Moreover, while the upper has been described above as a part of the shoe system, if desired the shoe body and strap may be used with a user's sock. This is generally not desired because the functionality provided by the upper is lacking in conventional socks, however the shoe body will still provide excellent drying characteristics and support the user's foot well during cycling.

Additionally, while the system described above does not include an insole, if desired an insole (removable or permanently affixed) may be included.

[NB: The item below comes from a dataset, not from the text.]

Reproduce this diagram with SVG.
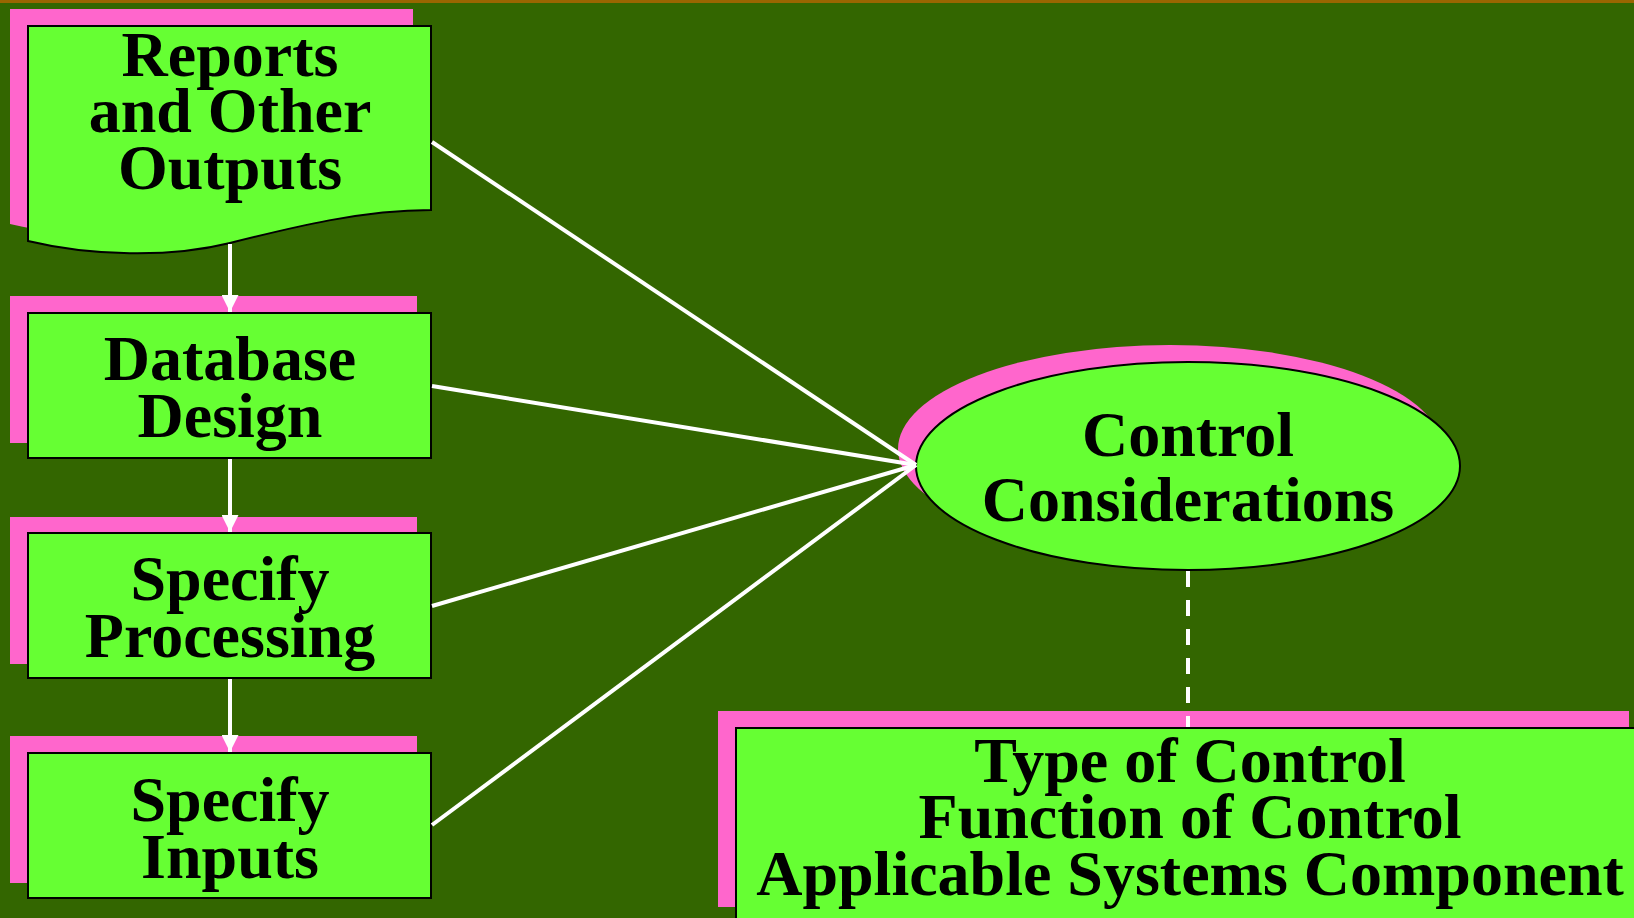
<svg xmlns="http://www.w3.org/2000/svg" width="1634" height="918" viewBox="0 0 1634 918">
  <style>
    .shadow { fill: #FF66CC; }
    .node { fill: #66FF33; stroke: #000000; stroke-width: 2; }
    .label { font-family: "Liberation Serif", "Times New Roman", serif; font-weight: bold; font-size: 64px; fill: #000000; text-anchor: middle; }
    .link { stroke: #FFFFFF; stroke-width: 4; fill: none; }
    .dashed { stroke-dasharray: 16 13; }
  </style>
  <defs>
    <marker id="arrow" markerUnits="userSpaceOnUse" markerWidth="18" markerHeight="17" refX="17" refY="8.5" orient="auto">
      <path d="M0,0 L17,8.5 L0,17 Z" fill="#FFFFFF"/>
    </marker>
    <path id="docShape" d="M28,26 H431 V210 C360,210 290,228 230,243 C170,258 90,256 28,241 Z"/>
  </defs>

  <!-- background and top rule -->
  <rect x="0" y="0" width="1634" height="918" fill="#336600"/>
  <rect x="0" y="0" width="1634" height="3" fill="#996600"/>

  <!-- Reports and Other Outputs (document shape) -->
  <g id="reports">
    <use href="#docShape" class="shadow" transform="translate(-18,-17)"/>
    <use href="#docShape" class="node"/>
    <text class="label" x="230" y="76">Reports</text>
    <text class="label" x="230" y="132">and Other</text>
    <text class="label" x="230" y="189">Outputs</text>
  </g>

  <!-- Database Design -->
  <g id="database">
    <rect class="shadow" x="10" y="296" width="407" height="147"/>
    <rect class="node" x="28" y="313" width="403" height="145"/>
    <text class="label" x="230" y="380">Database</text>
    <text class="label" x="230" y="437">Design</text>
  </g>

  <!-- Specify Processing -->
  <g id="processing">
    <rect class="shadow" x="10" y="517" width="407" height="147"/>
    <rect class="node" x="28" y="533" width="403" height="145"/>
    <text class="label" x="230" y="600">Specify</text>
    <text class="label" x="230" y="657">Processing</text>
  </g>

  <!-- Specify Inputs -->
  <g id="inputs">
    <rect class="shadow" x="10" y="736" width="407" height="147"/>
    <rect class="node" x="28" y="753" width="403" height="145"/>
    <text class="label" x="230" y="821">Specify</text>
    <text class="label" x="230" y="878">Inputs</text>
  </g>

  <!-- Control Considerations -->
  <g id="control">
    <ellipse class="shadow" cx="1170" cy="449" rx="272" ry="104"/>
    <ellipse class="node" cx="1188" cy="466" rx="272" ry="104"/>
    <text class="label" x="1188" y="456">Control</text>
    <text class="label" x="1188" y="521">Considerations</text>
  </g>

  <!-- Type / Function / Component -->
  <g id="control-types">
    <rect class="shadow" x="718" y="711" width="911" height="196"/>
    <rect class="node" x="736" y="728" width="920" height="210"/>
    <text class="label" x="1190" y="782">Type of Control</text>
    <text class="label" x="1190" y="838">Function of Control</text>
    <text class="label" x="1190" y="895">Applicable Systems Component</text>
  </g>

  <!-- connectors, drawn over the shadows so arrowheads stay visible -->
  <g id="connectors">
    <line class="link" x1="230" y1="244" x2="230" y2="312" marker-end="url(#arrow)"/>
    <line class="link" x1="230" y1="459" x2="230" y2="532" marker-end="url(#arrow)"/>
    <line class="link" x1="230" y1="679" x2="230" y2="752" marker-end="url(#arrow)"/>
    <line class="link" x1="432" y1="142" x2="916" y2="465"/>
    <line class="link" x1="432" y1="386" x2="916" y2="465"/>
    <line class="link" x1="432" y1="606" x2="916" y2="465"/>
    <line class="link" x1="432" y1="825" x2="916" y2="465"/>
    <line class="link dashed" x1="1188" y1="571" x2="1188" y2="727"/>
  </g>
</svg>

Similarly, while the system described above does not include padding, so as to avoid the use of components that become saturated and impede drying, padding may be included if desired or if necessary for a particular application.

Accordingly, other embodiments are within the scope of the following claims.

Claims

1. A cycling shoe system comprising: a shoe body comprising a rigid plate and a flexible chassis mounted on the plate, the chassis including a plurality of through holes configured to allow air flow through the chassis, andan upper configured to be removably inserted into the shoe body and to be in direct contact with an inner surface of the chassis when inserted, the upper having a predetermined three-dimensional shape when removed from the shoe body.

2. The cycling shoe system of claim 1, wherein the chassis comprises a foam material.

3. The cycling shoe system of claim 1, further comprising a strap configured to retain a user's foot in the chassis.

4. The cycling shoe system of claim 3, wherein the plate includes openings adjacent side surfaces of the chassis, and the strap is threaded through the openings.

5. The cycling shoe system of claim 1, wherein the plate is formed of a composite comprising a thermoplastic and carbon fibers or glass fibers.

6. The cycling shoe system of claim 1, wherein the upper is knitted and thermoformed on a last.

7. The cycling shoe system of claim 1, wherein the upper comprises TPU yarns.

8. The cycling shoe system of claim 7, wherein the upper further comprises polyester yarns.

9. The cycling shoe system of claim 1, wherein portions of the chassis extend through through-holes in the plate to provide lugs to facilitate walking.

10. An upper for a cycling shoe system, the upper comprising: a knit body having a predetermined three-dimensional shape, the knit body comprising a flat knitted blank that includes TPU formable yarns and is seamed to provide shape to the body.

11. The upper of claim 10 wherein the knit body includes areas of zonal support.

12. The upper of claim 10 wherein the knit body includes cushioned areas.

13. A cycling shoe comprising: a shoe body comprising a rigid plate and a flexible chassis mounted on the plate, the chassis including a plurality of through holes configured to allow air flow through the chassis and being configured to contact the sole, sides, heel, and toes of a user, but not contact the upper forefoot of the user.

14. The cycling shoe of claim 13, wherein the chassis comprises a foam material.

15. The cycling shoe of claim 14, wherein the chassis is formed of a closed cell EVA foam.

16. The cycling shoe of claim 1, further comprising a strap configured to retain a user's foot in the chassis.

17. The cycling shoe of claim 16, wherein the strap is removable.

18. The cycling shoe system of claim 17, wherein the plate includes openings adjacent side surfaces of the chassis, and the strap is threaded through the openings.

19. The cycling shoe of claim 13, wherein the plate is formed of a composite comprising a thermoplastic and carbon fibers or glass fibers.

20. The cycling shoe system of claim 13, wherein portions of the chassis extend through through-holes in the plate to provide lugs to facilitate walking.